KSN continues to talk to El Dorado Correctional Facility officers about the ongoing crisis.
“We just need officers. More officers. And, now,” said the officer KSN is calling Grant.
Grant wanted to remain anonymous.
Kansas Governor Laura Kelley agrees the crisis has to be addressed.
“Whoever your sources are, are right. It is a dangerous situation for our employees in those institutions,” Governor Kelly told KSN News on Monday. “And we have a moral responsibility to do something as quickly as we can.”
The governor has convened a task force to find solutions. Kelly says the problem has been building for years where lawmakers have not been getting the whole picture of the crisis situation.
“It is not just El Dorado,” said Governor Kelly. “Our entire corrections system is in critical condition, and we have got to do some things.”
KOSE is the Kansas Organization of State Employees. KOSE is a union for some state employees in the executive branch of Kansas, and it represents many rank and file corrections officers like Grant.
“This is a powder keg. It’s not an if anymore of when something truly terrible is going to happen to one of our employees in the system, it’s a when,” said Sarah LaFrenz, President of KOSE. “It’s probably unsafe right now at El Dorado based on the staffing problems. Lansing and Hutchinson as well.”
LaFrenz says she believes something bad is on the way if more corrections officers are not added soon. She also says officers do not want to work in the system because relatively of low starting pay around $15.75 an hour. But, LaFrenz adds, retention is a big part of the problem.
When El Dorado Correctional Facility was deemed to be an emergency by the state, El Dorado was down 88 corrections officers. Now, that number is at 89.

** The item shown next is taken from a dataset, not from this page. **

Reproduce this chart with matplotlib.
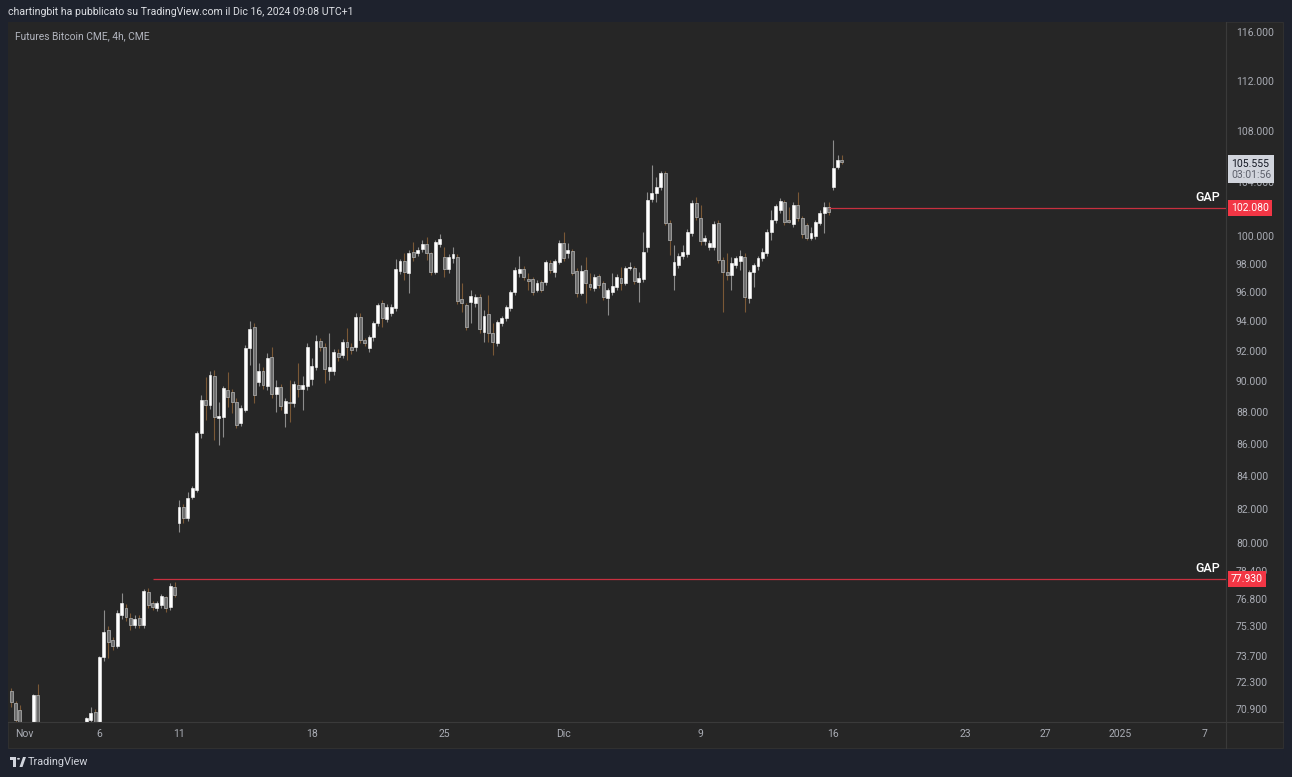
import numpy as np
import matplotlib
matplotlib.use("Agg")
import matplotlib.pyplot as plt
from matplotlib.patches import Rectangle, Circle, Polygon
from matplotlib.lines import Line2D
from matplotlib.ticker import NullLocator
from matplotlib.transforms import blended_transform_factory, offset_copy

plt.rcParams['font.family'] = ['Roboto', 'DejaVu Sans']

# 4h bars, CME BTC futures (bar index = trading-time position)
opens = [
    71835, 71210, 70850, 69900, 69500, 69800, 71600, 69800, 69100, 68800,
    69000, 68900, 68300, 68600, 69200, 69600, 69800, 70000, 70335, 70750,
    70200, 73630, 75100, 74550, 74230, 75920, 76310, 75750, 75370, 75750,
    75370, 77200, 76580, 76300, 76470, 76920, 76360, 77480, 81170, 82120,
    81470, 82720, 83140, 86660, 88760, 88440, 90330, 87610, 87670, 89410,
    89280, 88640, 87290, 88120, 92190, 93610, 89930, 90660, 89670, 91580,
    89150, 89610, 87930, 88640, 88570, 89740, 89480, 89670, 90130, 90920,
    92650, 92250, 90660, 90660, 91850, 91720, 92590, 92250, 92250, 94290,
    92720, 92190, 92920, 93880, 95250, 94150, 94560, 94910, 97500, 98210,
    97360, 98850, 98780, 99070, 99430, 98780, 97430, 99430, 98490, 97640,
    98420, 98490, 95530, 95110, 95320, 95250, 95670, 93270, 94500, 93200,
    92520, 93880, 94220, 94910, 96020, 97360, 97640, 96930, 96930, 96160,
    96720, 96720, 98060, 97430, 98140, 99500, 98780, 98930, 97500, 95950,
    97570, 96580, 96300, 97140, 96650, 95600, 96020, 96370, 97000, 96650,
    97710, 97710, 96720, 96930, 99210, 102730, 103190, 103640, 104700, 100960,
    97210, 97920, 98560, 98710, 100220, 102440, 101330, 99640, 99210, 99210,
    100960, 98280, 97430, 97210, 97920, 98210, 98490, 95600, 97430, 97850,
    98420, 98780, 100290, 101180, 101920, 102510, 101180, 100890, 102290, 101330,
    100810, 99860, 100000, 100960, 101700, 102140, 103640, 105150, 105690]
highs = [
    72000, 71300, 71100, 70200, 70000, 71700, 72200, 70000, 69500, 69300,
    69600, 69200, 68900, 69400, 69900, 70100, 70150, 70500, 71000, 70900,
    73700, 76190, 75300, 74700, 76200, 77140, 76500, 76000, 75900, 75900,
    77350, 77400, 76700, 76700, 77100, 77000, 77700, 77760, 82540, 82300,
    83020, 83400, 86800, 89090, 90260, 90660, 90720, 88640, 89700, 90590,
    89500, 88890, 88440, 92390, 94010, 93900, 91190, 90900, 91850, 92250,
    90060, 89800, 88900, 90060, 90000, 91190, 90330, 92500, 91520, 93060,
    92900, 92500, 93200, 92100, 92100, 92800, 93540, 92500, 94570, 94600,
    92900, 93100, 94000, 95300, 95460, 95200, 95200, 98350, 98400, 98780,
    99000, 99570, 99200, 99720, 99930, 98900, 99700, 100150, 99210, 98700,
    99210, 98700, 96650, 95300, 96160, 95900, 95900, 94770, 95810, 93880,
    94100, 94400, 95100, 96200, 97780, 98560, 97850, 97360, 97100, 96900,
    96900, 98300, 98300, 98350, 99720, 100290, 99500, 99100, 97700, 97920,
    98490, 97360, 97300, 97300, 96800, 96300, 97360, 97300, 97780, 97900,
    98140, 97900, 97430, 100290, 103260, 105300, 104390, 104900, 104900, 101200,
    99360, 98800, 99360, 100500, 102660, 102880, 102290, 100100, 99700, 101100,
    101200, 98500, 98780, 98490, 98600, 99000, 98800, 97600, 98100, 98600,
    99140, 100500, 101920, 102400, 102800, 102700, 102140, 102500, 103260, 101500,
    101000, 100660, 101200, 101900, 102510, 102510, 107240, 106080, 106080]
lows = [
    71000, 70100, 69600, 69300, 69200, 69600, 69500, 68900, 68500, 68200,
    68600, 67900, 67800, 68400, 68900, 69300, 69500, 69900, 70100, 70100,
    70100, 73400, 73580, 74000, 74100, 75700, 75600, 75100, 75200, 75200,
    75200, 76300, 76200, 76150, 76300, 76100, 76200, 76900, 80640, 81200,
    81300, 82600, 83000, 86350, 87480, 88200, 86220, 85910, 86410, 88320,
    87930, 86980, 87100, 88000, 91050, 88570, 89700, 89500, 89450, 88900,
    88000, 88100, 87040, 87350, 88300, 88960, 88120, 89400, 89740, 90700,
    92000, 89870, 90060, 90400, 91300, 91500, 91380, 91800, 92000, 92500,
    92300, 91950, 92700, 93700, 93610, 93950, 94350, 94700, 97300, 96860,
    95950, 98200, 98600, 98900, 98280, 97200, 97300, 99200, 97070, 97400,
    98060, 95200, 94640, 93400, 93880, 95000, 93200, 92590, 92590, 91720,
    92300, 93700, 94000, 94700, 95800, 97070, 96900, 96160, 95800, 96000,
    96000, 96500, 97400, 97070, 97990, 98200, 98420, 97200, 95700, 95810,
    95250, 96160, 96100, 96300, 95450, 94430, 95800, 96200, 96160, 96500,
    97570, 96600, 95320, 96700, 98900, 102500, 102510, 103400, 100800, 98640,
    96160, 97700, 98400, 98500, 100000, 101200, 99400, 99400, 99000, 99000,
    98100, 94630, 96900, 96160, 97700, 97570, 94630, 95300, 96370, 97600,
    98200, 98600, 99720, 101000, 101700, 100800, 100960, 100700, 101100, 99900,
    99700, 99700, 99800, 100800, 100220, 101600, 103400, 105000, 105400]
closes = [
    71260, 70335, 69900, 69500, 69800, 71600, 69800, 69100, 68800, 69000,
    68900, 68300, 68600, 69200, 69600, 69800, 70000, 70440, 70700, 70200,
    73630, 74990, 74440, 74230, 76030, 76580, 75810, 75370, 75700, 75370,
    77260, 76470, 76360, 76580, 76970, 76310, 77540, 77030, 82120, 81470,
    82660, 83260, 86660, 88760, 88440, 90390, 87670, 87740, 89540, 88960,
    88640, 87170, 88250, 92190, 93470, 89090, 90660, 89740, 91520, 89150,
    89610, 88380, 88700, 88570, 89800, 89480, 89740, 92250, 90990, 92650,
    92250, 90790, 90920, 91920, 91580, 92590, 92250, 92050, 94290, 92720,
    92520, 92920, 93880, 95110, 94220, 94980, 94980, 97640, 98210, 97430,
    98780, 98490, 99000, 99430, 98780, 97430, 99570, 99790, 97640, 98490,
    98710, 95390, 95250, 93600, 95740, 95670, 93470, 94360, 93200, 92590,
    93950, 94220, 94980, 96020, 97570, 97640, 97070, 96790, 96020, 96650,
    96160, 98140, 97570, 98210, 99500, 98420, 99000, 97360, 95950, 97500,
    96650, 96370, 97070, 96510, 95670, 96160, 96440, 97070, 96650, 97710,
    97780, 96790, 97000, 98850, 102660, 103190, 103640, 104700, 100960, 99720,
    98140, 98560, 98850, 100290, 102440, 101400, 99640, 99860, 99500, 100880,
    98280, 97430, 97210, 98060, 98420, 98560, 95670, 97430, 97920, 98420,
    98850, 100290, 101180, 102220, 102580, 101030, 101030, 102290, 101330, 100150,
    99860, 100220, 101030, 101700, 102140, 101770, 105070, 105690, 105555]

date_ticks = [3, 20, 38, 68, 98, 125, 156, 186, 216, 234, 251, 270]
date_labels = ['Nov', '6', '11', '18', '25', 'Dic', '9', '16', '23', '27', '2025', '7']
price_ticks = [116000, 112000, 108000, 104000, 100000, 98000, 96000, 94000, 92000,
               90000, 88000, 86000, 84000, 82000, 80000, 78400, 76800, 75300,
               73700, 72300, 70900]
gap_levels = [77930, 102080]
gap_start = [32, 185]
last_price = 105555
countdown = '03:01:56'

W, H = 1292, 777
def fx(px):
    return px / W
def fy(py):
    return 1 - py / H

fig = plt.figure(figsize=(W / 100, H / 100), dpi=100)
fig.patch.set_facecolor('#1e222d')
fig.add_artist(Rectangle((fx(8), fy(748)), (1283 - 8) / W, (748 - 22) / H,
                         transform=fig.transFigure, fc='#262626', ec='#303030',
                         lw=0.8, zorder=-1))

ax = fig.add_axes([fx(8), fy(722), (1226 - 8) / W, (722 - 22) / H])
ax.set_facecolor('#262626')
ax.set_yscale('log')
ax.set_ylim(70230, 116880)
xmax = 274.9
ax.set_xlim(-0.7, xmax)
for s in ax.spines.values():
    s.set_visible(False)

o = np.array(opens, float)
h = np.array(highs, float)
l = np.array(lows, float)
c = np.array(closes, float)
idx = np.arange(len(o))
up = c >= o
dn = ~up

bot = np.minimum(o, c)
hgt = np.maximum(np.abs(c - o), bot * 0.0009)

ax.vlines(idx[up], l[up], h[up], color='#8c8c8c', lw=0.8, zorder=2)
ax.vlines(idx[dn], l[dn], h[dn], color='#7a5836', lw=0.8, zorder=2)
ax.bar(idx[up], hgt[up], bottom=bot[up], width=0.66, color='#ffffff',
       edgecolor='#ffffff', lw=0.4, zorder=3)
ax.bar(idx[dn], hgt[dn], bottom=bot[dn], width=0.66, color='#6c6c6c',
       edgecolor='#a5a5a5', lw=0.6, zorder=3)

blend = blended_transform_factory(ax.transAxes, ax.transData)
for lev, x0 in zip(gap_levels, gap_start):
    ax.hlines(lev, x0, xmax, color='#c8303f', lw=0.9, zorder=4)
    ax.text(0.985, lev, 'GAP', transform=offset_copy(blend, fig=fig, y=3, units='points'),
            ha='center', va='bottom', color='white', fontsize=9, fontweight='medium')
    ax.text(1.0041, lev, f"{lev:,.0f}".replace(',', '.'), transform=blend,
            ha='left', va='center', color='white', fontsize=7.5, clip_on=False, zorder=6,
            bbox=dict(boxstyle='square,pad=0.3', fc='#f23645', ec='none'))

# last price tag
lp = f"{last_price:,.0f}".replace(',', '.')
ax.text(1.0041, last_price, lp + '\n' + countdown,
        transform=offset_copy(blend, fig=fig, y=2.6, units='points'),
        ha='left', va='top', color=(0, 0, 0, 0), fontsize=7.5, linespacing=1.15,
        clip_on=False, zorder=6,
        bbox=dict(boxstyle='square,pad=0.3', fc='#d1d4dc', ec='none'))
ax.text(1.0041, last_price, lp, transform=offset_copy(blend, fig=fig, y=-1.2, units='points'),
        ha='left', va='center', color='#131722', fontsize=7.5, clip_on=False, zorder=7)
ax.text(1.0041, last_price, countdown, transform=offset_copy(blend, fig=fig, y=-9.6, units='points'),
        ha='left', va='center', color='#5d606b', fontsize=7.5, clip_on=False, zorder=7)

ax.yaxis.tick_right()
ax.yaxis.set_minor_locator(NullLocator())
ax.set_yticks(price_ticks)
ax.set_yticklabels([f"{v:,.0f}".replace(',', '.') for v in price_ticks])
ax.tick_params(axis='y', length=0, pad=7.2, labelcolor='#a9acb4', labelsize=7.5)
ax.set_xticks(date_ticks)
ax.set_xticklabels(date_labels)
ax.tick_params(axis='x', length=0, pad=5, labelcolor='#a9acb4', labelsize=7.5)

# panel separators
fig.add_artist(Line2D([fx(1226), fx(1226)], [fy(22), fy(748)], transform=fig.transFigure,
                      color='#3a3a3a', lw=0.8))
fig.add_artist(Line2D([fx(8), fx(1283)], [fy(722), fy(722)], transform=fig.transFigure,
                      color='#3a3a3a', lw=0.8))

fig.text(fx(8), fy(12), 'chartingbit ha pubblicato su TradingView.com il Dic 16, 2024 09:08 UTC+1',
         color='#dcdee3', fontsize=7.6, ha='left', va='center')
fig.text(fx(15), fy(36), 'Futures Bitcoin CME, 4h, CME', color='#b2b5be', fontsize=7.4,
         ha='left', va='center')

# TradingView logo
logo_col = '#d1d4dc'
fig.add_artist(Rectangle((fx(10), fy(760)), 6 / W, 3 / H, transform=fig.transFigure,
                         fc=logo_col, ec='none'))
fig.add_artist(Rectangle((fx(13), fy(767)), 3 / W, 7 / H, transform=fig.transFigure,
                         fc=logo_col, ec='none'))
fig.add_artist(Circle((fx(18.5), fy(758.8)), 1.5 / W, transform=fig.transFigure,
                      fc=logo_col, ec='none'))
fig.add_artist(Polygon([(fx(19.5), fy(767)), (fx(23), fy(757)), (fx(26), fy(757)),
                        (fx(22.5), fy(767))], closed=True, transform=fig.transFigure,
                       fc=logo_col, ec='none'))
fig.text(fx(28), fy(762), 'TradingView', color=logo_col, fontsize=7.8, ha='left', va='center')

fig.savefig('out.png', dpi=100, facecolor=fig.get_facecolor())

“And training costs a lot of money, and it isn’t going to be very helpful if you train folks, and then, you can’t keep them employed because they find someplace else they want to go,” said LaFrenz. “Or the situation is so unsafe and so stressful that they just don’t want to keep working there.”
Grant says that is exactly the case, and he remains concerned working at El Dorado prison.

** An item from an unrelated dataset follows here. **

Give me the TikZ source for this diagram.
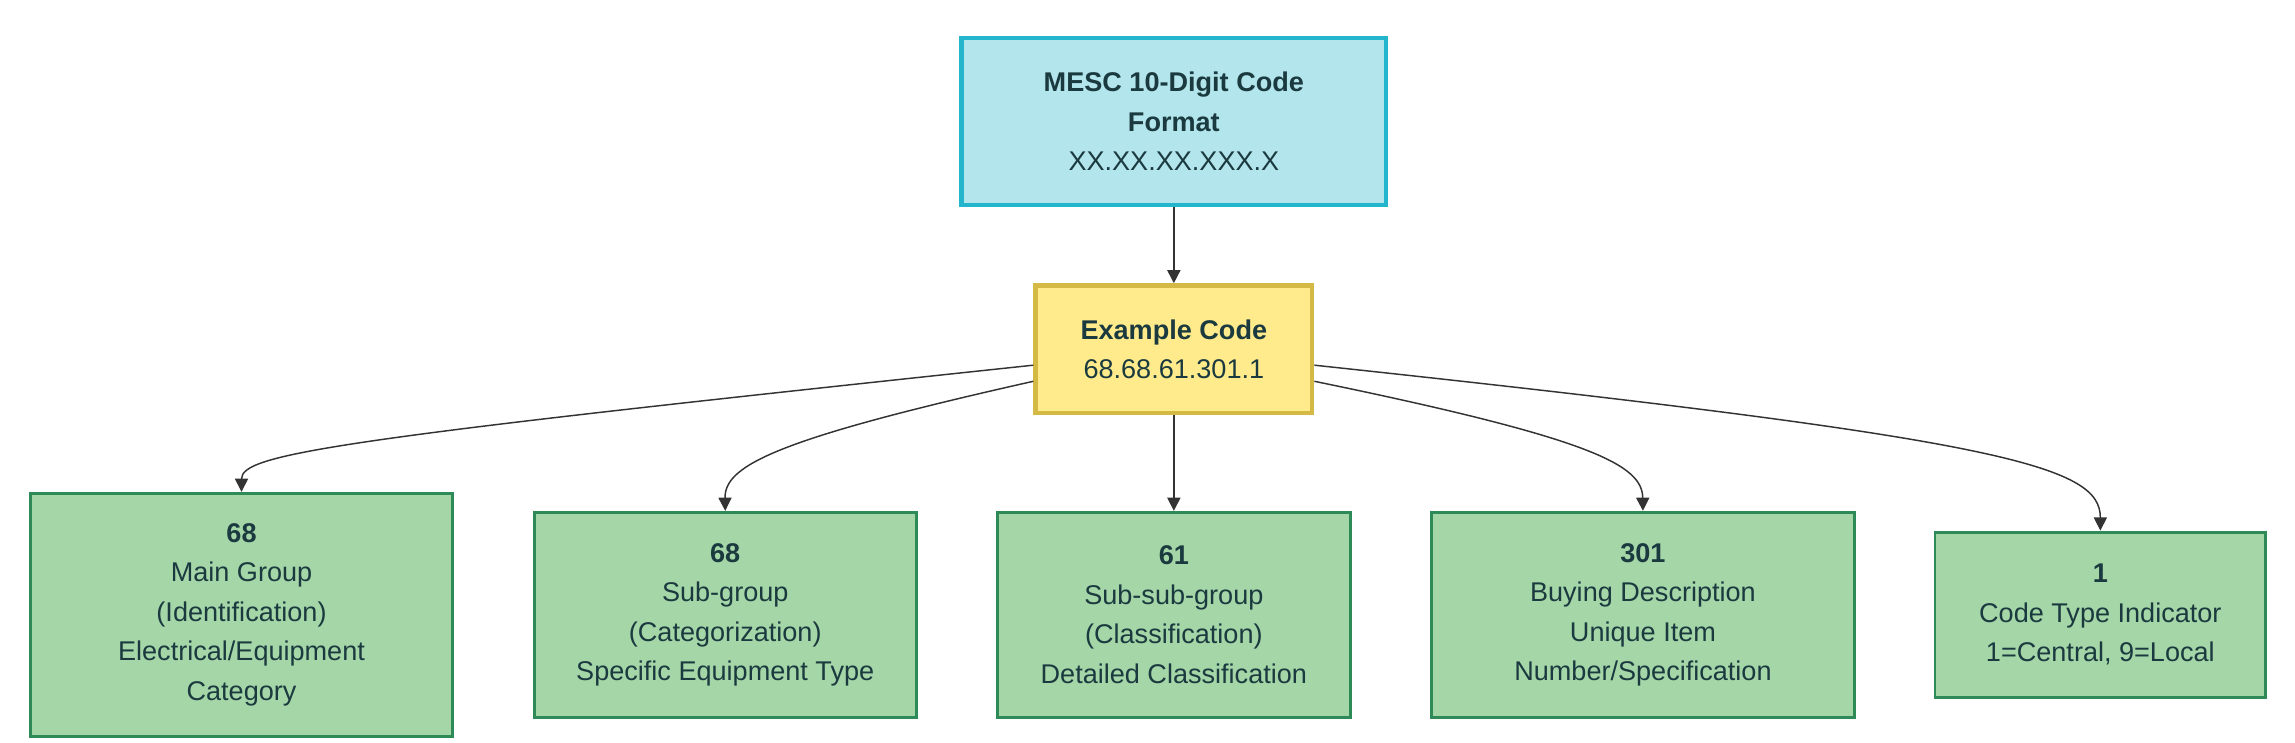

KSN asked Grant what he would tell Governor Laura Kelly is he got a chance to have a discussion.
“I would tell her it’s not safe. You can’t work people that many hours and expect them to drive back and forth home get cleaned up, eat, expect them to come back after four or five hours of sleep,” said Grant.

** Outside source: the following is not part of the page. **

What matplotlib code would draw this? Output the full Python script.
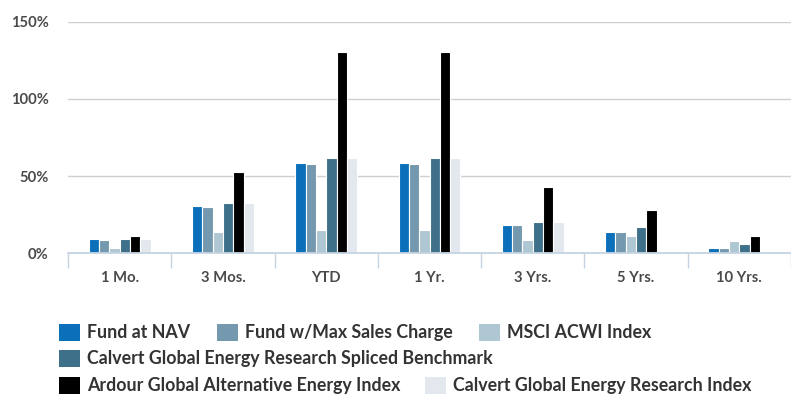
"""Grouped bar chart of cumulative returns by period."""
import numpy as np
import matplotlib.pyplot as plt
from matplotlib.patches import Rectangle
from matplotlib.ticker import FuncFormatter

plt.rcParams['font.family'] = ['Lato', 'DejaVu Sans']

# Periods and series values (%)
periods = ["1 Mo.", "3 Mos.", "YTD", "1 Yr.", "3 Yrs.", "5 Yrs.", "10 Yrs."]
fund_nav = [9.5, 30.4, 58.7, 58.7, 18.3, 13.8, 3.2]
fund_max_charge = [8.6, 29.8, 57.8, 57.8, 18.3, 13.8, 3.2]
msci_acwi = [3.4, 14.0, 14.9, 14.9, 8.6, 11.2, 7.8]
spliced_benchmark = [9.5, 32.4, 61.5, 61.5, 20.1, 17.3, 5.8]
ardour_index = [11.2, 52.7, 130.2, 130.2, 42.9, 27.8, 11.2]
calvert_index = [9.5, 32.4, 61.5, 61.5, 20.1, np.nan, np.nan]

series = [
    ("Fund at NAV", fund_nav, "#0b70b9"),
    ("Fund w/Max Sales Charge", fund_max_charge, "#7499ae"),
    ("MSCI ACWI Index", msci_acwi, "#afc6d3"),
    ("Calvert Global Energy Research Spliced Benchmark", spliced_benchmark, "#3e7189"),
    ("Ardour Global Alternative Energy Index", ardour_index, "#000000"),
    ("Calvert Global Energy Research Index", calvert_index, "#e2e8ed"),
]

TEXT = '#4a4a4a'
W, H = 791, 394

fig = plt.figure(figsize=(W / 100, H / 100), dpi=100)
fig.patch.set_facecolor('white')
ax = fig.add_axes([68 / W, 1 - 253.3 / H, 1 - 68 / W, (253.3 - 21.7) / H])

x = np.arange(len(periods))
bar_w = 0.1
for i, (name, vals, color) in enumerate(series):
    offset = (i - (len(series) - 1) / 2) * bar_w
    ax.bar(x + offset, vals, width=bar_w, color=color,
           edgecolor='white', linewidth=0.8, zorder=3)

ax.set_xlim(-0.5, len(periods) - 0.5)
ax.set_ylim(0, 150)
ax.set_yticks([0, 50, 100, 150])
ax.yaxis.set_major_formatter(FuncFormatter(lambda v, _: f"{v:.0f}%"))
ax.grid(axis='y', color='#cfcfcf', linewidth=1.0, zorder=0)

for side in ['top', 'right', 'left']:
    ax.spines[side].set_visible(False)
ax.spines['bottom'].set_color('#c5d3e3')
ax.spines['bottom'].set_linewidth(1.3)
ax.spines['bottom'].set_zorder(4)

ax.set_xticks(x)
ax.set_xticklabels(periods)
ax.set_xticks(np.arange(len(periods) + 1) - 0.5, minor=True)
ax.tick_params(axis='x', which='major', length=0, pad=12.5,
               labelsize=10.6, labelcolor=TEXT)
ax.tick_params(axis='x', which='minor', length=10.5, width=1.0,
               color='#c5d3e3', direction='out')
ax.tick_params(axis='y', length=0, pad=14, labelsize=10.6, labelcolor=TEXT)
for lbl in ax.get_xticklabels() + ax.get_yticklabels():
    lbl.set_fontweight('bold')

# Legend laid out in rows, as a wrapped flow
legend_rows = [
    (332.5, [(59, 0), (217, 1), (479, 2)]),
    (358.5, [(59, 3)]),
    (385.0, [(59, 4), (425, 5)]),
]
sq_w, sq_h = 21, 17
for yc, items in legend_rows:
    for xl, idx in items:
        name, _, color = series[idx]
        fig.patches.append(Rectangle((xl / W, 1 - (yc + sq_h / 2) / H),
                                     sq_w / W, sq_h / H,
                                     transform=fig.transFigure,
                                     facecolor=color, edgecolor='none'))
        fig.text((xl + sq_w + 7) / W, 1 - yc / H, name, fontsize=12.8,
                 fontweight='bold', color='#333333', ha='left', va='center')

fig.savefig('out.png', dpi=100, facecolor='white')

For now, El Dorado remains on emergency status. Grant says that means they are working long hours with required overtime to cover shifts. Grant says 12-hour days are often mandatory. Sometimes they work four days in a row at 16-hour shifts. Then, they get three days off.
Grant says some officers are considering leaving the job. Some lawmakers say they know something bad could be on the way at one of the Kansas prisons if more officers are not added quickly.
“I wish I had an answer. I can’t guarantee that won’t happen,” Representative John Carmichael, D-Wichita, told KSN on Friday. “The problem is these officers are chronically underpaid even with the increases that were provided under the prior administration. They can make more money driving a truck.”
And some are considering it.
“I could make more money somewhere else, and I’m not saying I won’t leave,” said Grant. “Believe me with the benefits getting worse, I have to consider that. The people still here (long-term officers) are the ones that just know this job has to be done.”
Representative J. Russell Jennings, R-Lakin, chairs the committee on corrections and juvenile justice.
“Well, unfortunately, this is not a new problem,” said Jennings. “Not only at El Dorado, but it’s present at other facilities. Certainly, the worst case scenario (is) at El Dorado.”
Representaive Jennings says they are exploring enhancing the salary and benefits for corrections officers so they can attract qualified staff to do the job.
“Our state prisons house the most violent and dangerous offenders that previously resided in the community,” said Jennings. “And there’s certainly a cohort of those folks who want to do harm to anyone, other inmates or staff. And a lack of adequate staff to properly manage the population places everyone at risk.”
KSN asked Representative Jennings if they will find more money to attract more officers.
“That’s part of the plan,” said Jennings. “I would say 9 (90% chance) it’s quite likely.”
Representaive Jennings and the governor both say they need to look at other areas to alleviate some of the strain on the system.
“I think we need to review the entire criminal justice system carefully and ensure that we are incarcerating those that are a risk to public safety,” said Representative Jennings. “And House Bill 2018 is a bill that does exactly that. It creates a Kansas criminal justice reform commission that will be charged with studying our criminal justice system to assure that we are encarcerating those that should be and developing alternatives to prison for those that don’t need to be there.”